HDFC bank has slashed the marginal cost of funds-based lending rate (MCLR) by upto 85 basis points for loans of short tenures. This indicates, that the interest rates may have peaked at the shorter end.
The MCLR cut is by 85 bps to 7.80% and the one-month tenure rate has been reduced by 70 bps to 7.95%. Meanwhile, 3-month loans was slashed by 40 bps to 8.30% and 6-month loans by 10 bps to 8.70%. However, rates of long-term loans were left unchanged. 1-year, 2-year, 3-year tenors will continue to be disbursed at 8.95%, 9.05% and 9.15%, respectively. The new rates will be effective from April 10, 2023.
MCLR is the minimum interest rate that can be charged for a loan.
As per Financial Express, HDFC Bank had last increased its MCLR in March by 5 bps across loan tenures to between 8.65%-9.15% per annum. This move, has come after RBI kept the repo rate unchanged. Some experts also believe that RBI will go for a rate cut later this year.

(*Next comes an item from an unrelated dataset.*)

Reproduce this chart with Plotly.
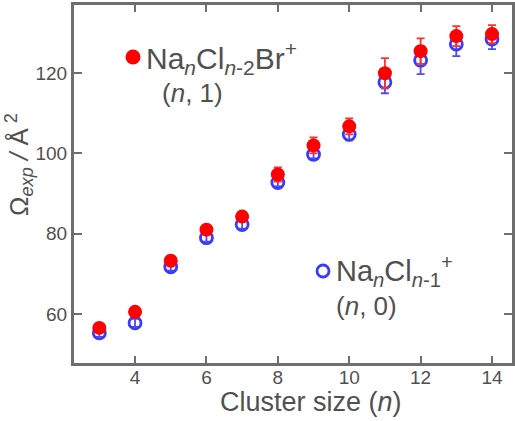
import plotly.graph_objects as go

n_vals = [3, 4, 5, 6, 7, 8, 9, 10, 11, 12, 13, 14]
omega_br = [56.5, 60.5, 73.25, 81.0, 84.25, 94.75, 102.0, 106.75, 120.0, 125.5, 129.25, 129.75]
err_br = [1.0, 1.0, 1.0, 1.0, 1.0, 1.75, 2.0, 2.0, 3.75, 3.2, 2.5, 2.25]
omega_cl = [55.25, 57.75, 71.75, 79.0, 82.25, 92.75, 99.75, 104.75, 117.75, 123.25, 127.25, 128.5]
err_cl = [1.0, 1.0, 1.0, 1.0, 1.0, 1.0, 1.0, 1.5, 2.75, 3.5, 3.0, 2.5]
x_ticks = [4, 6, 8, 10, 12, 14]
y_ticks = [60, 80, 100, 120]

FONT = "Liberation Sans, Arial, Helvetica, sans-serif"
TXT = "#505050"
AX = "#6e6e6e"
L, T, W, H = 74, 5, 438, 358

def px(xp):
    return (xp - L) / W

def py(yp):
    return (T + H - yp) / H

fig = go.Figure()
fig.add_trace(go.Scatter(
    x=n_vals, y=omega_cl, mode="markers",
    error_y=dict(type="data", array=err_cl, visible=True, color="#4b4bff", thickness=1.8, width=4),
    marker=dict(symbol="circle-open", size=12, color="#3a3aff", line=dict(width=2.8, color="#3a3aff")),
    showlegend=False))
fig.add_trace(go.Scatter(
    x=n_vals, y=omega_br, mode="markers",
    error_y=dict(type="data", array=err_br, visible=True, color="#ff3030", thickness=1.8, width=4),
    marker=dict(symbol="circle", size=14, color="#ff0000"),
    showlegend=False))

# legend markers as shapes
fig.add_shape(type="circle", xref="paper", yref="paper",
              xsizemode="pixel", ysizemode="pixel",
              xanchor=px(133), yanchor=py(57),
              x0=-7.5, x1=7.5, y0=-7.5, y1=7.5,
              fillcolor="#ff0000", line=dict(width=0))
fig.add_shape(type="circle", xref="paper", yref="paper",
              xsizemode="pixel", ysizemode="pixel",
              xanchor=px(323), yanchor=py(271),
              x0=-6, x1=6, y0=-6, y1=6,
              fillcolor="rgba(0,0,0,0)", line=dict(width=2.8, color="#3a3aff"))

fig.add_annotation(xref="paper", yref="paper", x=px(144), y=py(58),
                   xanchor="left", yanchor="middle", showarrow=False,
                   text="Na<sub><i>n</i></sub>Cl<sub><i>n</i>-2</sub>Br<sup>+</sup>",
                   font=dict(family=FONT, size=30, color=TXT))
fig.add_annotation(xref="paper", yref="paper", x=px(192), y=py(93),
                   xanchor="center", yanchor="middle", showarrow=False,
                   text="(<i>n</i>, 1)",
                   font=dict(family=FONT, size=26, color=TXT))
fig.add_annotation(xref="paper", yref="paper", x=px(334), y=py(271),
                   xanchor="left", yanchor="middle", showarrow=False,
                   text="Na<sub><i>n</i></sub>Cl<sub><i>n</i>-1</sub><sup>+</sup>",
                   font=dict(family=FONT, size=29, color=TXT))
fig.add_annotation(xref="paper", yref="paper", x=px(366), y=py(306),
                   xanchor="center", yanchor="middle", showarrow=False,
                   text="(<i>n</i>, 0)",
                   font=dict(family=FONT, size=26, color=TXT))
# axis titles
fig.add_annotation(xref="paper", yref="paper", x=px(311), y=py(402),
                   xanchor="center", yanchor="middle", showarrow=False,
                   text="Cluster size (<i>n</i>)",
                   font=dict(family=FONT, size=27, color=TXT))
fig.add_annotation(xref="paper", yref="paper", x=px(19), y=py(165),
                   xanchor="center", yanchor="middle", showarrow=False, textangle=-90,
                   text="Ω<sub><i>exp</i></sub> <i>/</i> Å<sup> 2</sup>",
                   font=dict(family=FONT, size=26, color=TXT))

fig.update_xaxes(range=[2.29, 14.56], tickvals=x_ticks, ticks="inside", ticklen=7, tickwidth=1.5,
                 tickcolor=AX, showline=True, linecolor=AX, linewidth=3, mirror="ticks",
                 showgrid=False, zeroline=False, automargin=False, ticklabelstandoff=-5,
                 tickfont=dict(family=FONT, size=19, color=TXT))
fig.update_yaxes(range=[47.75, 137.0], tickvals=y_ticks, ticks="inside", ticklen=8, tickwidth=1.5,
                 tickcolor=AX, showline=True, linecolor=AX, linewidth=3, mirror="ticks",
                 showgrid=False, zeroline=False, automargin=False,
                 tickfont=dict(family=FONT, size=19, color=TXT))

fig.update_layout(width=515, height=421, margin=dict(l=L, r=515 - L - W, t=T, b=421 - T - H, autoexpand=False),
                  paper_bgcolor="white", plot_bgcolor="white")
fig.write_html("out.html", config={"displayModeBar": False},
               post_script="document.body.style.margin='0';document.body.style.overflow='hidden';")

This MCLR reductio will not have any effect on the HDFC bank's home loan borrowers because most of the home loans are sourced through their parent concern HDFC Limited. Only old personal loans and auto loans that are linked to the MCLR rate will get the relief
Despite RBI's pause to raise interest rate, certain private lenders like the Bank of Baroda increased the MCLR for loans of a tenor of one year by 5 bps to 8.60%. Canara Bank has also hiked the rates on six-month and one-year tenors by 5 bps each to 8.45% and 8.65%, respectively.